Copy nothing but the text: reproduce each line of the listing exactly and leave the pictures out.

─── Data excerpt

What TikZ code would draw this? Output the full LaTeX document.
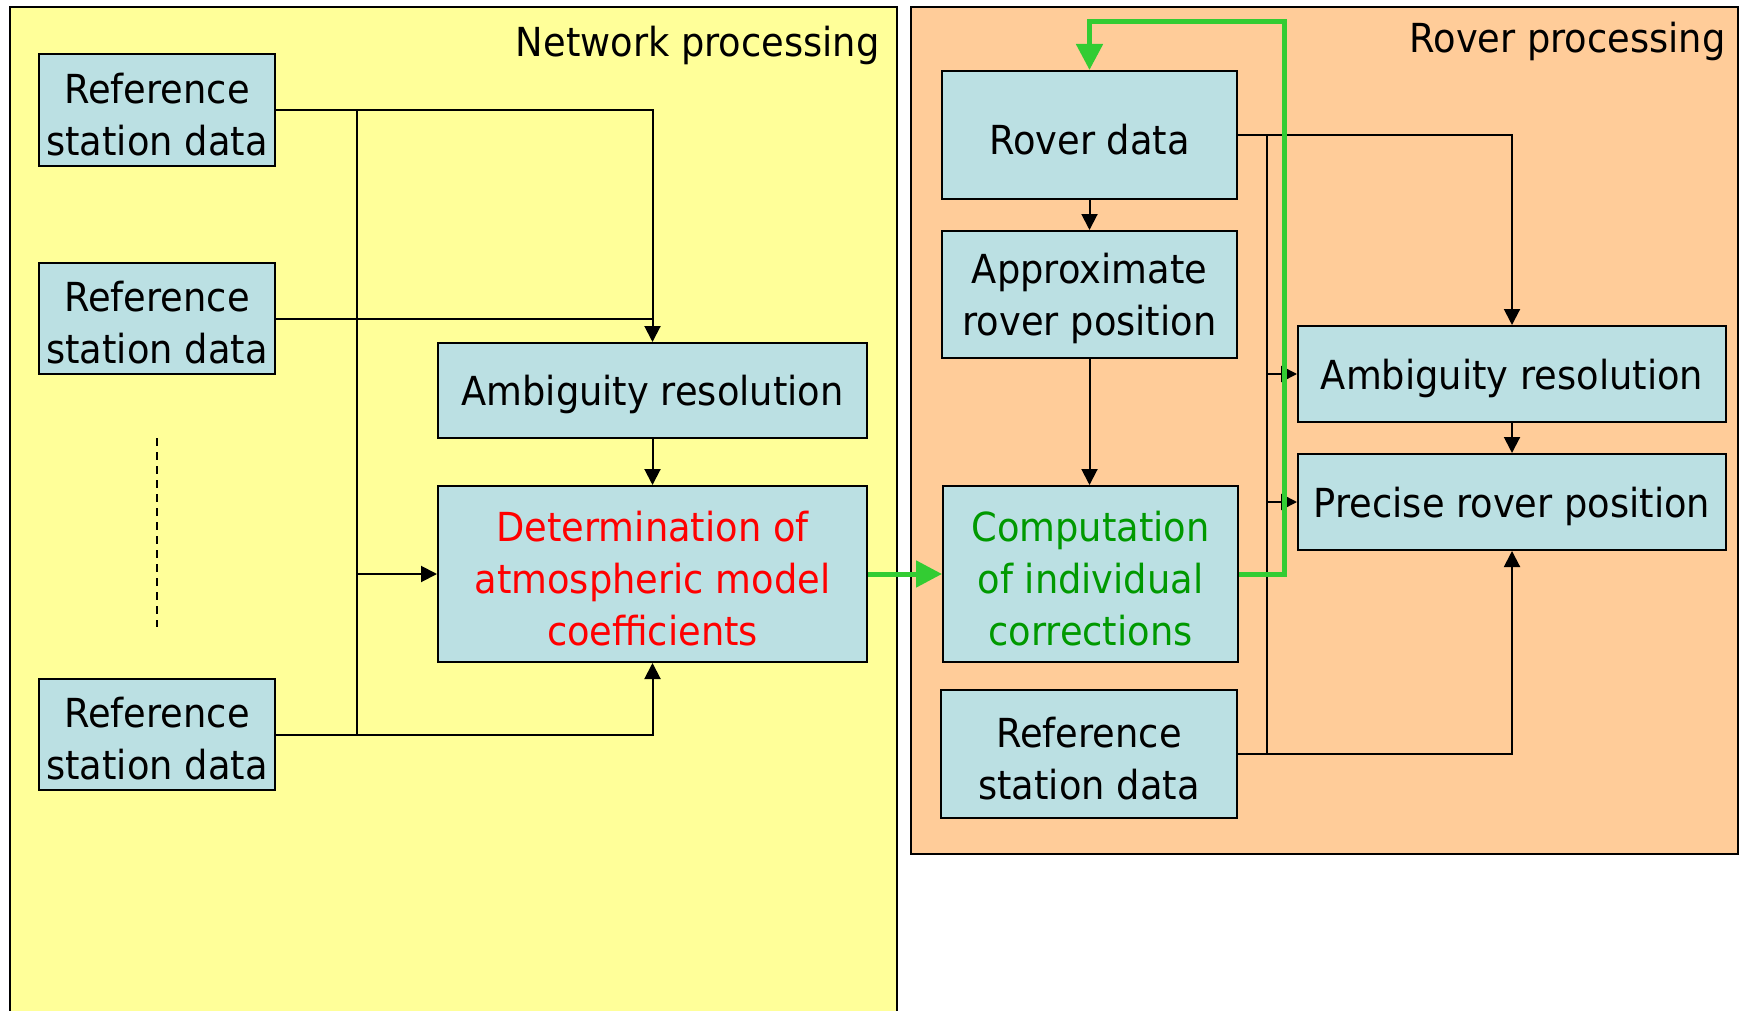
\documentclass[tikz,border=0pt]{standalone}
\usepackage{fontspec}
\setmainfont{DejaVu Sans}[FakeStretch=0.92]
\usetikzlibrary{arrows.meta}
\definecolor{netfill}{RGB}{255,255,153}
\definecolor{rovfill}{RGB}{255,204,153}
\definecolor{boxfill}{RGB}{187,224,227}
\definecolor{flowgreen}{RGB}{51,204,51}
\definecolor{textgreen}{RGB}{0,153,0}
\newcommand\dgfont{\fontsize{20pt}{26pt}\selectfont}
% strut that lowers a block's text slightly inside its box
\newcommand\tup{\rule{0pt}{19.5pt}}
\begin{document}
\begin{tikzpicture}[x=0.5pt,y=-0.5pt,
  box/.style={draw=black, line width=1pt, fill=boxfill, align=center,
    inner sep=0pt, font=\dgfont},
  conn/.style={line width=1pt},
  arr/.style={conn, -{Triangle[length=8pt,width=8pt]}},
  garr/.style={line width=2.5pt, flowgreen,
    -{Triangle[length=13pt,width=13pt]}},
  title/.style={font=\dgfont, inner sep=0pt, anchor=base east},
  panel/.style={line width=1pt}]
\useasboundingbox (0,0) rectangle (1740,1011);
\fill[white] (0,0) rectangle (1740,1011);

% panels
\fill[netfill] (10,7) rectangle (897,1011);
\draw[panel] (10,1011) -- (10,7) -- (897,7) -- (897,1011);
\filldraw[panel, fill=rovfill] (911,7) rectangle (1738,854);
\node[title] (nettitle) at (880,57) {Network processing};
\node[title] (rovtitle) at (1726,53) {Rover processing};

% network processing blocks
\node[box, minimum width=118pt, minimum height=56pt] (rsd1) at (157,110) {\tup Reference\\station data};
\node[box, minimum width=118pt, minimum height=55.5pt] (rsd2) at (157,318.5) {\tup Reference\\station data};
\node[box, minimum width=118pt, minimum height=55.5pt] (rsd3) at (157,734.5) {\tup Reference\\station data};
\node[box, minimum width=214.5pt, minimum height=47.5pt] (namb) at (652.5,390.5) {\tup Ambiguity resolution};
\node[box, minimum width=214.5pt, minimum height=88pt, text=red] (det) at (652.5,574) {\tup Determination of\\atmospheric model\\coefficients};
\coordinate (dotsT) at (157,438);
\coordinate (dotsB) at (157,627);
\draw[line width=0.7pt, dash pattern=on 4pt off 3pt] (dotsT) -- (dotsB);

% rover processing blocks
\node[box, minimum width=147.5pt, minimum height=64pt] (rover) at (1089.5,135) {\tup Rover data};
\node[box, minimum width=147.5pt, minimum height=63.5pt] (approx) at (1089.5,294.5) {\tup Approximate\\rover position};
\node[box, minimum width=147.5pt, minimum height=88pt, text=textgreen] (comp) at (1090.5,574) {\tup Computation\\of individual\\corrections};
\node[box, minimum width=148pt, minimum height=64pt] (rrsd) at (1089,754) {\tup Reference\\station data};
\node[box, minimum width=214pt, minimum height=48pt] (ramb) at (1512,374) {\tup Ambiguity resolution};
\node[box, minimum width=214pt, minimum height=48pt] (prec) at (1512,502) {\tup Precise rover position};

% network connectors
\coordinate (nbusT) at (357,110);
\coordinate (nbusB) at (357,734.5);
\draw[conn] (nbusT) -- (nbusB);
\draw[arr] (rsd1.east) -| (namb.north);
\draw[conn] (rsd2.east) -- (rsd2.east -| namb.north);
\draw[arr] (rsd3.east) -| (det.south);
\draw[arr] (namb) -- (det);
\draw[arr] (nbusT |- det.west) -- (det.west);

% rover connectors
\coordinate (rbusT) at (1267,135);
\coordinate (rbusB) at (1267,754);
\draw[conn] (rbusT) -- (rbusB);
\draw[arr] (rover.east) -| (ramb.north);
\draw[arr] (rover) -- (approx);
\draw[arr] (approx.south) -- (approx.south |- comp.north);
\draw[arr] (ramb) -- (prec);
\draw[arr] (rrsd.east) -| (prec.south);
\draw[arr] (rbusT |- ramb.west) -- (ramb.west);
\draw[arr] (rbusT |- prec.west) -- (prec.west);

% corrections flow
\coordinate (gloop) at (1284,22);
\draw[garr] (det.east) -- (comp.west);
\draw[garr] (comp.east) -| (gloop) -| (rover.north);
\end{tikzpicture}
\end{document}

──────

● Reply
What TikZ code would draw this? Output the full LaTeX document.
\documentclass[tikz,border=0pt]{standalone}
\usepackage{fontspec}
\setmainfont{DejaVu Sans}[FakeStretch=0.92]
\usetikzlibrary{arrows.meta}
\definecolor{netfill}{RGB}{255,255,153}
\definecolor{rovfill}{RGB}{255,204,153}
\definecolor{boxfill}{RGB}{187,224,227}
\definecolor{flowgreen}{RGB}{51,204,51}
\definecolor{textgreen}{RGB}{0,153,0}
\newcommand\dgfont{\fontsize{20pt}{26pt}\selectfont}
% strut that lowers a block's text slightly inside its box
\newcommand\tup{\rule{0pt}{19.5pt}}
\begin{document}
\begin{tikzpicture}[x=0.5pt,y=-0.5pt,
  box/.style={draw=black, line width=1pt, fill=boxfill, align=center,
    inner sep=0pt, font=\dgfont},
  conn/.style={line width=1pt},
  arr/.style={conn, -{Triangle[length=8pt,width=8pt]}},
  garr/.style={line width=2.5pt, flowgreen,
    -{Triangle[length=13pt,width=13pt]}},
  title/.style={font=\dgfont, inner sep=0pt, anchor=base east},
  panel/.style={line width=1pt}]
\useasboundingbox (0,0) rectangle (1740,1011);
\fill[white] (0,0) rectangle (1740,1011);

% panels
\fill[netfill] (10,7) rectangle (897,1011);
\draw[panel] (10,1011) -- (10,7) -- (897,7) -- (897,1011);
\filldraw[panel, fill=rovfill] (911,7) rectangle (1738,854);
\node[title] (nettitle) at (880,57) {Network processing};
\node[title] (rovtitle) at (1726,53) {Rover processing};

% network processing blocks
\node[box, minimum width=118pt, minimum height=56pt] (rsd1) at (157,110) {\tup Reference\\station data};
\node[box, minimum width=118pt, minimum height=55.5pt] (rsd2) at (157,318.5) {\tup Reference\\station data};
\node[box, minimum width=118pt, minimum height=55.5pt] (rsd3) at (157,734.5) {\tup Reference\\station data};
\node[box, minimum width=214.5pt, minimum height=47.5pt] (namb) at (652.5,390.5) {\tup Ambiguity resolution};
\node[box, minimum width=214.5pt, minimum height=88pt, text=red] (det) at (652.5,574) {\tup Determination of\\atmospheric model\\coefficients};
\coordinate (dotsT) at (157,438);
\coordinate (dotsB) at (157,627);
\draw[line width=0.7pt, dash pattern=on 4pt off 3pt] (dotsT) -- (dotsB);

% rover processing blocks
\node[box, minimum width=147.5pt, minimum height=64pt] (rover) at (1089.5,135) {\tup Rover data};
\node[box, minimum width=147.5pt, minimum height=63.5pt] (approx) at (1089.5,294.5) {\tup Approximate\\rover position};
\node[box, minimum width=147.5pt, minimum height=88pt, text=textgreen] (comp) at (1090.5,574) {\tup Computation\\of individual\\corrections};
\node[box, minimum width=148pt, minimum height=64pt] (rrsd) at (1089,754) {\tup Reference\\station data};
\node[box, minimum width=214pt, minimum height=48pt] (ramb) at (1512,374) {\tup Ambiguity resolution};
\node[box, minimum width=214pt, minimum height=48pt] (prec) at (1512,502) {\tup Precise rover position};

% network connectors
\coordinate (nbusT) at (357,110);
\coordinate (nbusB) at (357,734.5);
\draw[conn] (nbusT) -- (nbusB);
\draw[arr] (rsd1.east) -| (namb.north);
\draw[conn] (rsd2.east) -- (rsd2.east -| namb.north);
\draw[arr] (rsd3.east) -| (det.south);
\draw[arr] (namb) -- (det);
\draw[arr] (nbusT |- det.west) -- (det.west);

% rover connectors
\coordinate (rbusT) at (1267,135);
\coordinate (rbusB) at (1267,754);
\draw[conn] (rbusT) -- (rbusB);
\draw[arr] (rover.east) -| (ramb.north);
\draw[arr] (rover) -- (approx);
\draw[arr] (approx.south) -- (approx.south |- comp.north);
\draw[arr] (ramb) -- (prec);
\draw[arr] (rrsd.east) -| (prec.south);
\draw[arr] (rbusT |- ramb.west) -- (ramb.west);
\draw[arr] (rbusT |- prec.west) -- (prec.west);

% corrections flow
\coordinate (gloop) at (1284,22);
\draw[garr] (det.east) -- (comp.west);
\draw[garr] (comp.east) -| (gloop) -| (rover.north);
\end{tikzpicture}
\end{document}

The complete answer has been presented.